*STATED EXERCISE*: All the data below goes into the copy word for word, but the pictures don't.

*DATASET EXTRACT*:
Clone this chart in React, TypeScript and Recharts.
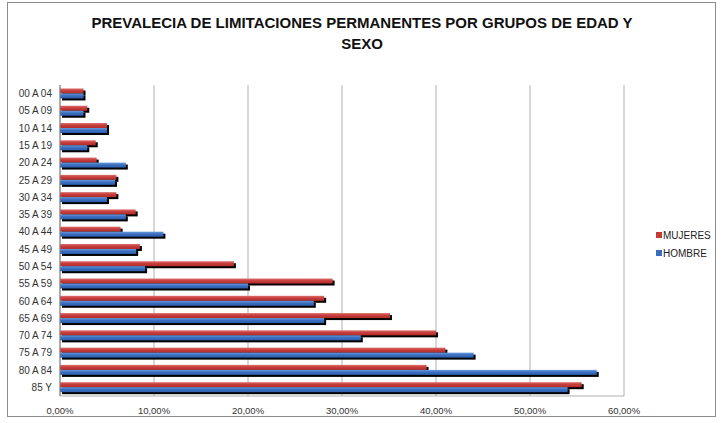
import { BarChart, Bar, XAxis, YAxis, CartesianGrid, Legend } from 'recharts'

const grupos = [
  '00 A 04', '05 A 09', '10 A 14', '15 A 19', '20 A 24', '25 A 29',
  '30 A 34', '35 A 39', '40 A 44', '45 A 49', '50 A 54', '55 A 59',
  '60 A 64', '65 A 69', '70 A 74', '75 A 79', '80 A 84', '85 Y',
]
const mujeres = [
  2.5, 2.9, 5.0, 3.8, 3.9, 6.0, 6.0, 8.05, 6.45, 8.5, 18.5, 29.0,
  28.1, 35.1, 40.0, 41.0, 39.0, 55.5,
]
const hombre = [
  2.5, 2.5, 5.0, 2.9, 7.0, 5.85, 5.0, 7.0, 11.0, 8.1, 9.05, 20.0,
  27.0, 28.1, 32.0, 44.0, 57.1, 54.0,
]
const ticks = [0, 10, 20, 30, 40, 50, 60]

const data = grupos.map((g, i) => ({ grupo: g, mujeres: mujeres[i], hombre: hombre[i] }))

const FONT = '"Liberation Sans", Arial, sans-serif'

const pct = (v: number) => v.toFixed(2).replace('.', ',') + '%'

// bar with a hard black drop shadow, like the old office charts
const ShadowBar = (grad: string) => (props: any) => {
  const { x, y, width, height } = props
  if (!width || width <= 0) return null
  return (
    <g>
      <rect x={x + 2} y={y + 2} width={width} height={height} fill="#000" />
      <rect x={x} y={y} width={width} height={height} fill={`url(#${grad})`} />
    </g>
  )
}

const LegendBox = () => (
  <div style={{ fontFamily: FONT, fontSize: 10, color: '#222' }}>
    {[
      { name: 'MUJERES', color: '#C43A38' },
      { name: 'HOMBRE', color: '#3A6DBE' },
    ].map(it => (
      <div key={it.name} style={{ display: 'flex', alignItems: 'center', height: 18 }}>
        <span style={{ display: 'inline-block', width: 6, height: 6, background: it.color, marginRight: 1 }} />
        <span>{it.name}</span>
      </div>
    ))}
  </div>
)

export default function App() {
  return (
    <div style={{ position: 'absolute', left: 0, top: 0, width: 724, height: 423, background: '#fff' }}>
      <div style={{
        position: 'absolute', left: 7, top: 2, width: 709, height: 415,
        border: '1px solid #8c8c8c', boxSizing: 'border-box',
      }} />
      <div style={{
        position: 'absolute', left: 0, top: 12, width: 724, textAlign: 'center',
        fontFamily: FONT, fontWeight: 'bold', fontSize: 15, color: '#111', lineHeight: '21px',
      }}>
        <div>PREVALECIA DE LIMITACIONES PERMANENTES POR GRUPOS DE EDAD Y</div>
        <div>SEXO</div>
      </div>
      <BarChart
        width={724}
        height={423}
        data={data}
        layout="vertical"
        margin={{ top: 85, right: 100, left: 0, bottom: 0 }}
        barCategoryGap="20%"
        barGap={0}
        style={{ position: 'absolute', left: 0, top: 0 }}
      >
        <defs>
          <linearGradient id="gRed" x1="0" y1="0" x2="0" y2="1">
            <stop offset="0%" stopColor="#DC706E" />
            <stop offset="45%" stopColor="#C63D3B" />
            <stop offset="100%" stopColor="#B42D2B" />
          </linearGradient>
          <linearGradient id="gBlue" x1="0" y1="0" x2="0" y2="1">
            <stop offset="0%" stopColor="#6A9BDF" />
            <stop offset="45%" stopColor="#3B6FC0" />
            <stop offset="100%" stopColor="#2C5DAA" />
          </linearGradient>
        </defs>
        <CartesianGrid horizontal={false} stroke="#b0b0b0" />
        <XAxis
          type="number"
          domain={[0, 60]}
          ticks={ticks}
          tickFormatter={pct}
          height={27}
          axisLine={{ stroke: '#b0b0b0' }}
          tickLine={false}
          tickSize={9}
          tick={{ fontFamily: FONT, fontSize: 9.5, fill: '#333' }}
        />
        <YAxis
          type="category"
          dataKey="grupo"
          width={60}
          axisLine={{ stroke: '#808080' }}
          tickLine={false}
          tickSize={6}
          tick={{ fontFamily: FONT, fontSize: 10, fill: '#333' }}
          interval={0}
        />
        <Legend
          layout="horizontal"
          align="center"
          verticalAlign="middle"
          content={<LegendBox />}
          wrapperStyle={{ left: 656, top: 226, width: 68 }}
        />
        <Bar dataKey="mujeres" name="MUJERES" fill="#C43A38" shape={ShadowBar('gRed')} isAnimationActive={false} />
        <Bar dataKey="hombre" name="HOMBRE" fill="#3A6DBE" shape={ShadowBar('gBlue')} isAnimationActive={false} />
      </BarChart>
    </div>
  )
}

*RESULT FOR THIS EXERCISE*:
Clone this chart in React, TypeScript and Recharts.
import { BarChart, Bar, XAxis, YAxis, CartesianGrid, Legend } from 'recharts'

const grupos = [
  '00 A 04', '05 A 09', '10 A 14', '15 A 19', '20 A 24', '25 A 29',
  '30 A 34', '35 A 39', '40 A 44', '45 A 49', '50 A 54', '55 A 59',
  '60 A 64', '65 A 69', '70 A 74', '75 A 79', '80 A 84', '85 Y',
]
const mujeres = [
  2.5, 2.9, 5.0, 3.8, 3.9, 6.0, 6.0, 8.05, 6.45, 8.5, 18.5, 29.0,
  28.1, 35.1, 40.0, 41.0, 39.0, 55.5,
]
const hombre = [
  2.5, 2.5, 5.0, 2.9, 7.0, 5.85, 5.0, 7.0, 11.0, 8.1, 9.05, 20.0,
  27.0, 28.1, 32.0, 44.0, 57.1, 54.0,
]
const ticks = [0, 10, 20, 30, 40, 50, 60]

const data = grupos.map((g, i) => ({ grupo: g, mujeres: mujeres[i], hombre: hombre[i] }))

const FONT = '"Liberation Sans", Arial, sans-serif'

const pct = (v: number) => v.toFixed(2).replace('.', ',') + '%'

// bar with a hard black drop shadow, like the old office charts
const ShadowBar = (grad: string) => (props: any) => {
  const { x, y, width, height } = props
  if (!width || width <= 0) return null
  return (
    <g>
      <rect x={x + 2} y={y + 2} width={width} height={height} fill="#000" />
      <rect x={x} y={y} width={width} height={height} fill={`url(#${grad})`} />
    </g>
  )
}

const LegendBox = () => (
  <div style={{ fontFamily: FONT, fontSize: 10, color: '#222' }}>
    {[
      { name: 'MUJERES', color: '#C43A38' },
      { name: 'HOMBRE', color: '#3A6DBE' },
    ].map(it => (
      <div key={it.name} style={{ display: 'flex', alignItems: 'center', height: 18 }}>
        <span style={{ display: 'inline-block', width: 6, height: 6, background: it.color, marginRight: 1 }} />
        <span>{it.name}</span>
      </div>
    ))}
  </div>
)

export default function App() {
  return (
    <div style={{ position: 'absolute', left: 0, top: 0, width: 724, height: 423, background: '#fff' }}>
      <div style={{
        position: 'absolute', left: 7, top: 2, width: 709, height: 415,
        border: '1px solid #8c8c8c', boxSizing: 'border-box',
      }} />
      <div style={{
        position: 'absolute', left: 0, top: 12, width: 724, textAlign: 'center',
        fontFamily: FONT, fontWeight: 'bold', fontSize: 15, color: '#111', lineHeight: '21px',
      }}>
        <div>PREVALECIA DE LIMITACIONES PERMANENTES POR GRUPOS DE EDAD Y</div>
        <div>SEXO</div>
      </div>
      <BarChart
        width={724}
        height={423}
        data={data}
        layout="vertical"
        margin={{ top: 85, right: 100, left: 0, bottom: 0 }}
        barCategoryGap="20%"
        barGap={0}
        style={{ position: 'absolute', left: 0, top: 0 }}
      >
        <defs>
          <linearGradient id="gRed" x1="0" y1="0" x2="0" y2="1">
            <stop offset="0%" stopColor="#DC706E" />
            <stop offset="45%" stopColor="#C63D3B" />
            <stop offset="100%" stopColor="#B42D2B" />
          </linearGradient>
          <linearGradient id="gBlue" x1="0" y1="0" x2="0" y2="1">
            <stop offset="0%" stopColor="#6A9BDF" />
            <stop offset="45%" stopColor="#3B6FC0" />
            <stop offset="100%" stopColor="#2C5DAA" />
          </linearGradient>
        </defs>
        <CartesianGrid horizontal={false} stroke="#b0b0b0" />
        <XAxis
          type="number"
          domain={[0, 60]}
          ticks={ticks}
          tickFormatter={pct}
          height={27}
          axisLine={{ stroke: '#b0b0b0' }}
          tickLine={false}
          tickSize={9}
          tick={{ fontFamily: FONT, fontSize: 9.5, fill: '#333' }}
        />
        <YAxis
          type="category"
          dataKey="grupo"
          width={60}
          axisLine={{ stroke: '#808080' }}
          tickLine={false}
          tickSize={6}
          tick={{ fontFamily: FONT, fontSize: 10, fill: '#333' }}
          interval={0}
        />
        <Legend
          layout="horizontal"
          align="center"
          verticalAlign="middle"
          content={<LegendBox />}
          wrapperStyle={{ left: 656, top: 226, width: 68 }}
        />
        <Bar dataKey="mujeres" name="MUJERES" fill="#C43A38" shape={ShadowBar('gRed')} isAnimationActive={false} />
        <Bar dataKey="hombre" name="HOMBRE" fill="#3A6DBE" shape={ShadowBar('gBlue')} isAnimationActive={false} />
      </BarChart>
    </div>
  )
}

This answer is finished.